Task prompt: Write out all the lines again, precisely as they stand, but without the images.

[START OF Stored data]

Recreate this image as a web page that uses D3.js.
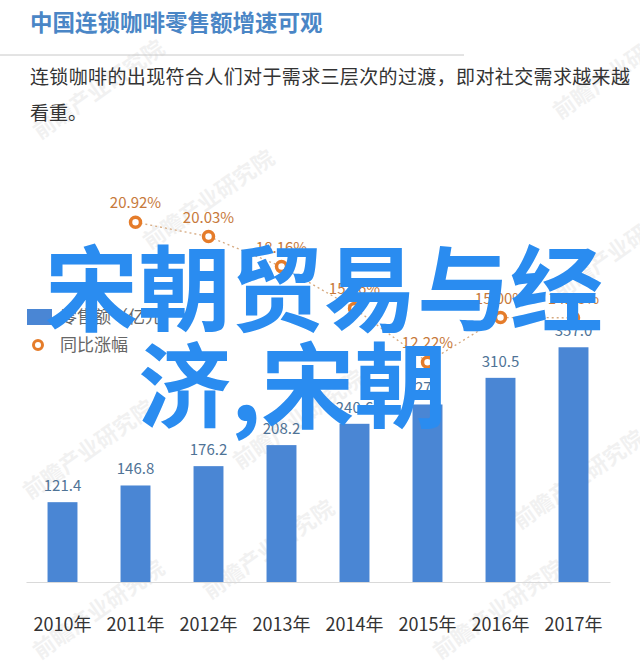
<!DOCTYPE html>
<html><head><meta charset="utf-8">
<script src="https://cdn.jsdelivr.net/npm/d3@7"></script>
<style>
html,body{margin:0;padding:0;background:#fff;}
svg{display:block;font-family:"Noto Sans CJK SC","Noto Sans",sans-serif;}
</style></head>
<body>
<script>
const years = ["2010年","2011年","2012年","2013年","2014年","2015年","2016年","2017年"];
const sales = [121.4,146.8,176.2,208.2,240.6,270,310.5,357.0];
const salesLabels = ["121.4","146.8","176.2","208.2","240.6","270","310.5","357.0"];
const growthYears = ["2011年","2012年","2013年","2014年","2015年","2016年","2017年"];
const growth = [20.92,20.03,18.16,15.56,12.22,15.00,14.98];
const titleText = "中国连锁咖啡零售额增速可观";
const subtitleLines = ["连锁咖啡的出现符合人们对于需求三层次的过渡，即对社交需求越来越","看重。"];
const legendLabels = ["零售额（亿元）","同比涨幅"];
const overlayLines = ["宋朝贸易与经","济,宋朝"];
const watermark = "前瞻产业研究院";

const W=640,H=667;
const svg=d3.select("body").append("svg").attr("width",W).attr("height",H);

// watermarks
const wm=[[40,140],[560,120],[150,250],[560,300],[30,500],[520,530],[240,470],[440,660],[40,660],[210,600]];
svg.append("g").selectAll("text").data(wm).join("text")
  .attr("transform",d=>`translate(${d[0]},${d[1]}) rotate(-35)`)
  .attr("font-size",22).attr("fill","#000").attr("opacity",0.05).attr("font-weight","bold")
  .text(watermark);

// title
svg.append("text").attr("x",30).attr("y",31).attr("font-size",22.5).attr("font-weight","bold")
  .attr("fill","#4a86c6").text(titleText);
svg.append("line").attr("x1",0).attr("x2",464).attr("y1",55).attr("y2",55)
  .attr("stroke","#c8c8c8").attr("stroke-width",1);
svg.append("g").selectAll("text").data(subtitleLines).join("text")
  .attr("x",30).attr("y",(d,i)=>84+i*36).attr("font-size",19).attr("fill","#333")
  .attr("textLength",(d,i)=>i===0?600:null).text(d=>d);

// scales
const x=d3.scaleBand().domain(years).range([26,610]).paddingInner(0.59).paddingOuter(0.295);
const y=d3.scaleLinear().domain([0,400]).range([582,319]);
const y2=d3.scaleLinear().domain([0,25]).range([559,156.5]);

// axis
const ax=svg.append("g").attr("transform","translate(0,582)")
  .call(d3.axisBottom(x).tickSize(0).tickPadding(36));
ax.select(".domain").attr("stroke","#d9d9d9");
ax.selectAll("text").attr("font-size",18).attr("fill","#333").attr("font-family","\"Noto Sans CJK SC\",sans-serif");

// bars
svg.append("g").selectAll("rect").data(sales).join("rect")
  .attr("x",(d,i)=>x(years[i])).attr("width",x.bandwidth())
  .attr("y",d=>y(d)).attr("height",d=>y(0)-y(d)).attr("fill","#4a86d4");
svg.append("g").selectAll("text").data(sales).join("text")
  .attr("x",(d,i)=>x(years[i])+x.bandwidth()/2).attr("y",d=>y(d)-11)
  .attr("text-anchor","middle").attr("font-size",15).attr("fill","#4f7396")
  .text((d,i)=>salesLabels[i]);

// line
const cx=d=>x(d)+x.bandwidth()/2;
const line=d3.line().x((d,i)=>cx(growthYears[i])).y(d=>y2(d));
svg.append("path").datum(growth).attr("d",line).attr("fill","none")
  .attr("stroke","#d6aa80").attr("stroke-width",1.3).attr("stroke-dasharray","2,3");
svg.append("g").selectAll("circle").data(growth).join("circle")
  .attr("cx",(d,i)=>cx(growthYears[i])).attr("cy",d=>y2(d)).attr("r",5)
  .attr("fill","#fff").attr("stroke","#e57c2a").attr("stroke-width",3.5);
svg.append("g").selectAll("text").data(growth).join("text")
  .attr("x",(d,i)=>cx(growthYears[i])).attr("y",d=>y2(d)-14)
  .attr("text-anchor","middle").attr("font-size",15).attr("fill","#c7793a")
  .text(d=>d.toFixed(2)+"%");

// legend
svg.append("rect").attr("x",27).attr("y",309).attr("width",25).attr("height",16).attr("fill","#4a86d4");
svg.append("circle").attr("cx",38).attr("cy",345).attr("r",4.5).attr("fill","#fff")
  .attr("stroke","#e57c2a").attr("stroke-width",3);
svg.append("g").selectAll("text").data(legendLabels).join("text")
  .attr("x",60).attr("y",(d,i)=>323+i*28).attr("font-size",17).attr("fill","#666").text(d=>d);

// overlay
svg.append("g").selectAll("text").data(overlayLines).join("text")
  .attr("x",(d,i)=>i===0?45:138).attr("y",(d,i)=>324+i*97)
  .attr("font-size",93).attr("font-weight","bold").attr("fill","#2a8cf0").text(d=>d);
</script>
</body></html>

[END OF Stored data]

Answer to the exercise:
Recreate this image as a web page that uses D3.js.
<!DOCTYPE html>
<html><head><meta charset="utf-8">
<script src="https://cdn.jsdelivr.net/npm/d3@7"></script>
<style>
html,body{margin:0;padding:0;background:#fff;}
svg{display:block;font-family:"Noto Sans CJK SC","Noto Sans",sans-serif;}
</style></head>
<body>
<script>
const years = ["2010年","2011年","2012年","2013年","2014年","2015年","2016年","2017年"];
const sales = [121.4,146.8,176.2,208.2,240.6,270,310.5,357.0];
const salesLabels = ["121.4","146.8","176.2","208.2","240.6","270","310.5","357.0"];
const growthYears = ["2011年","2012年","2013年","2014年","2015年","2016年","2017年"];
const growth = [20.92,20.03,18.16,15.56,12.22,15.00,14.98];
const titleText = "中国连锁咖啡零售额增速可观";
const subtitleLines = ["连锁咖啡的出现符合人们对于需求三层次的过渡，即对社交需求越来越","看重。"];
const legendLabels = ["零售额（亿元）","同比涨幅"];
const overlayLines = ["宋朝贸易与经","济,宋朝"];
const watermark = "前瞻产业研究院";

const W=640,H=667;
const svg=d3.select("body").append("svg").attr("width",W).attr("height",H);

// watermarks
const wm=[[40,140],[560,120],[150,250],[560,300],[30,500],[520,530],[240,470],[440,660],[40,660],[210,600]];
svg.append("g").selectAll("text").data(wm).join("text")
  .attr("transform",d=>`translate(${d[0]},${d[1]}) rotate(-35)`)
  .attr("font-size",22).attr("fill","#000").attr("opacity",0.05).attr("font-weight","bold")
  .text(watermark);

// title
svg.append("text").attr("x",30).attr("y",31).attr("font-size",22.5).attr("font-weight","bold")
  .attr("fill","#4a86c6").text(titleText);
svg.append("line").attr("x1",0).attr("x2",464).attr("y1",55).attr("y2",55)
  .attr("stroke","#c8c8c8").attr("stroke-width",1);
svg.append("g").selectAll("text").data(subtitleLines).join("text")
  .attr("x",30).attr("y",(d,i)=>84+i*36).attr("font-size",19).attr("fill","#333")
  .attr("textLength",(d,i)=>i===0?600:null).text(d=>d);

// scales
const x=d3.scaleBand().domain(years).range([26,610]).paddingInner(0.59).paddingOuter(0.295);
const y=d3.scaleLinear().domain([0,400]).range([582,319]);
const y2=d3.scaleLinear().domain([0,25]).range([559,156.5]);

// axis
const ax=svg.append("g").attr("transform","translate(0,582)")
  .call(d3.axisBottom(x).tickSize(0).tickPadding(36));
ax.select(".domain").attr("stroke","#d9d9d9");
ax.selectAll("text").attr("font-size",18).attr("fill","#333").attr("font-family","\"Noto Sans CJK SC\",sans-serif");

// bars
svg.append("g").selectAll("rect").data(sales).join("rect")
  .attr("x",(d,i)=>x(years[i])).attr("width",x.bandwidth())
  .attr("y",d=>y(d)).attr("height",d=>y(0)-y(d)).attr("fill","#4a86d4");
svg.append("g").selectAll("text").data(sales).join("text")
  .attr("x",(d,i)=>x(years[i])+x.bandwidth()/2).attr("y",d=>y(d)-11)
  .attr("text-anchor","middle").attr("font-size",15).attr("fill","#4f7396")
  .text((d,i)=>salesLabels[i]);

// line
const cx=d=>x(d)+x.bandwidth()/2;
const line=d3.line().x((d,i)=>cx(growthYears[i])).y(d=>y2(d));
svg.append("path").datum(growth).attr("d",line).attr("fill","none")
  .attr("stroke","#d6aa80").attr("stroke-width",1.3).attr("stroke-dasharray","2,3");
svg.append("g").selectAll("circle").data(growth).join("circle")
  .attr("cx",(d,i)=>cx(growthYears[i])).attr("cy",d=>y2(d)).attr("r",5)
  .attr("fill","#fff").attr("stroke","#e57c2a").attr("stroke-width",3.5);
svg.append("g").selectAll("text").data(growth).join("text")
  .attr("x",(d,i)=>cx(growthYears[i])).attr("y",d=>y2(d)-14)
  .attr("text-anchor","middle").attr("font-size",15).attr("fill","#c7793a")
  .text(d=>d.toFixed(2)+"%");

// legend
svg.append("rect").attr("x",27).attr("y",309).attr("width",25).attr("height",16).attr("fill","#4a86d4");
svg.append("circle").attr("cx",38).attr("cy",345).attr("r",4.5).attr("fill","#fff")
  .attr("stroke","#e57c2a").attr("stroke-width",3);
svg.append("g").selectAll("text").data(legendLabels).join("text")
  .attr("x",60).attr("y",(d,i)=>323+i*28).attr("font-size",17).attr("fill","#666").text(d=>d);

// overlay
svg.append("g").selectAll("text").data(overlayLines).join("text")
  .attr("x",(d,i)=>i===0?45:138).attr("y",(d,i)=>324+i*97)
  .attr("font-size",93).attr("font-weight","bold").attr("fill","#2a8cf0").text(d=>d);
</script>
</body></html>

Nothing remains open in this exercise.